- [Exercise]: Retype the data exactly, from its first line to the line containing "RED = '#EE4B3B'", including both, and skip any picture.

- [Data block]:
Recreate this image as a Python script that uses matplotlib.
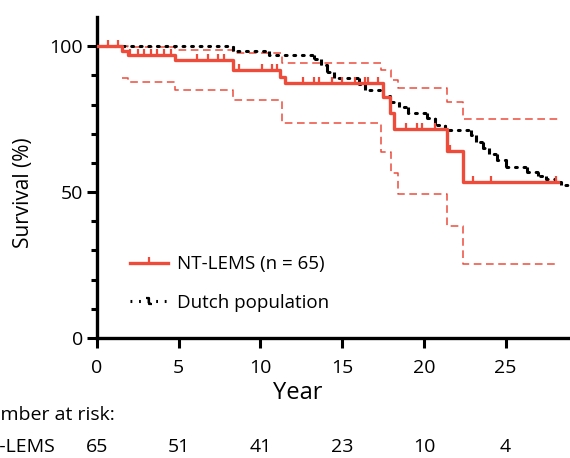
import numpy as np
import matplotlib.pyplot as plt
from matplotlib.path import Path
from matplotlib.lines import Line2D
import matplotlib.transforms as mtransforms

plt.rcParams['font.family'] = ['Open Sans', 'DejaVu Sans']

RED = '#EE4B3B'

# NT-LEMS Kaplan-Meier estimate (step times, survival %)
km_t = [0, 1.5, 1.9, 4.8, 8.3, 11.2, 11.5, 17.5, 17.9, 18.2, 21.4, 22.4, 28.2]
km_s = [100, 98.5, 96.9, 95.3, 91.9, 89.5, 87.3, 82.5, 77.0, 71.6, 64.0, 53.4, 53.4]

# censored observations
cens_t = [0.7, 1.3, 2.0, 2.5, 2.9, 3.3, 3.7, 4.1, 4.5, 6.1, 6.8, 7.4, 7.8,
          8.7, 10.1, 10.7, 11.0, 12.6, 13.3, 13.6, 14.4, 15.0, 15.8, 16.4,
          16.6, 17.2, 18.9, 19.6, 19.9, 20.7, 21.6, 23.0, 24.1, 28.1]

# 95% confidence band
ci_t = [0, 1.5, 1.9, 4.8, 8.3, 11.3, 17.4, 18.0, 18.4, 21.4, 22.4, 28.2]
ci_up = [100, 100, 99.6, 98.6, 97.5, 94.2, 91.8, 88.5, 85.6, 80.8, 75.0, 75.0]
ci_lo = [None, 89.0, 87.7, 84.9, 81.5, 73.6, 63.7, 56.5, 49.3, 38.4, 25.3, 25.3]

# Dutch general population, matched
nl_t = [0, 8.3, 10.5, 13.3, 13.7, 14.1, 14.5, 16.0, 16.4, 17.5, 17.9, 18.5,
        19.0, 20.2, 20.7, 21.3, 22.9, 23.2, 23.6, 24.0, 24.5, 25.0, 26.3,
        27.0, 27.5, 28.0, 28.4, 29.0]
nl_s = [100, 98.4, 97.0, 95.5, 93.5, 91.0, 89.0, 87.0, 85.0, 83.0, 81.0, 79.0,
        77.0, 75.5, 73.0, 71.2, 69.5, 67.0, 65.0, 63.0, 61.0, 58.5, 57.0,
        55.5, 54.5, 53.4, 52.4, 52.4]

risk_t = [0, 5, 10, 15, 20, 25]
risk_n = [65, 51, 41, 23, 10, 4]

tick_up = Path([(0, 0), (0, 1)])
step_mk = Path([(-1, 1), (0, 1), (0, -1), (1, -1)])

fig = plt.figure(figsize=(5.7, 4.58), dpi=100)
ax = fig.add_axes([97 / 570, 120 / 458, 474 / 570, 321 / 458])

# Dutch population: dotted horizontals, solid drops
ax.step(nl_t, nl_s, where='post', color='black', lw=2.2,
        linestyle=(0, (0.6, 2.2)), dash_capstyle='round', zorder=3)
ax.vlines(nl_t[1:], nl_s[1:], nl_s[:-1], color='black', lw=2.2, zorder=3)

# confidence band
ax.step(ci_t, ci_up, where='post', color=RED, lw=1.1, linestyle=(0, (5, 3)), zorder=2)
ax.step(ci_t[1:], ci_lo[1:], where='post', color=RED, lw=1.1, linestyle=(0, (5, 3)), zorder=2)

# KM curve
ax.step(km_t, km_s, where='post', color=RED, lw=2.4, zorder=4)
cens_s = [km_s[np.searchsorted(km_t, c, side='right') - 1] for c in cens_t]
ax.plot(cens_t, cens_s, linestyle='none', marker=tick_up, markersize=8,
        markeredgewidth=1.6, color=RED, zorder=4)

ax.set_xlim(0, 29)
ax.set_ylim(0, 110)
ax.set_xticks([0, 5, 10, 15, 20, 25])
ax.set_yticks([0, 50, 100])
ax.set_yticks(np.arange(10, 100, 10), minor=True)
ax.tick_params(axis='both', which='major', width=2.2, length=7, labelsize=14)
ax.tick_params(axis='x', which='major', pad=8)
ax.tick_params(axis='y', which='major', pad=3)
ax.tick_params(axis='y', which='minor', width=2.2, length=4.5)
for s in ['top', 'right']:
    ax.spines[s].set_visible(False)
for s in ['left', 'bottom']:
    ax.spines[s].set_linewidth(2.4)

ax.set_xlabel('Year', fontsize=17)
ax.xaxis.set_label_coords((298 - 97) / 474, -(381 - 338) / 321)
ax.set_ylabel('Survival (%)', fontsize=15)
ax.yaxis.set_label_coords(-(97 - 34) / 474, (338 - 193) / 321)

handles = [
    Line2D([0, 0.5, 1], [0, 0, 0], color=RED, lw=2.4, marker=tick_up, markersize=8,
           markeredgewidth=1.6, markevery=[1]),
    Line2D([0, 0.5, 1], [0, 0, 0], color='black', lw=2.2, linestyle=(0, (0.6, 2.2)),
           marker=step_mk, markersize=5, markeredgewidth=1.6, markevery=[1]),
]
ax.legend(handles, ['NT-LEMS (n = 65)', 'Dutch population'], loc='center left',
          bbox_to_anchor=(0.07, (338 - 283.5) / 321), frameon=False, fontsize=13.5,
          handlelength=2.0, handletextpad=0.5, labelspacing=1.1, borderpad=0,
          borderaxespad=0)

# number at risk table
trans = mtransforms.blended_transform_factory(ax.transData, fig.transFigure)
fig.text(-26 / 570, 1 - 415 / 458, 'Number at risk:', fontsize=14,
         ha='left', va='center')
fig.text(-26 / 570, 1 - 447 / 458, 'NT-LEMS', fontsize=14, ha='left', va='center')
for t, n in zip(risk_t, risk_n):
    ax.text(t, 1 - 447 / 458, str(n), transform=trans, fontsize=14,
            ha='center', va='center', clip_on=False)

fig.savefig('out.png', dpi=100)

- [Reply]:
Recreate this image as a Python script that uses matplotlib.
import numpy as np
import matplotlib.pyplot as plt
from matplotlib.path import Path
from matplotlib.lines import Line2D
import matplotlib.transforms as mtransforms

plt.rcParams['font.family'] = ['Open Sans', 'DejaVu Sans']

RED = '#EE4B3B'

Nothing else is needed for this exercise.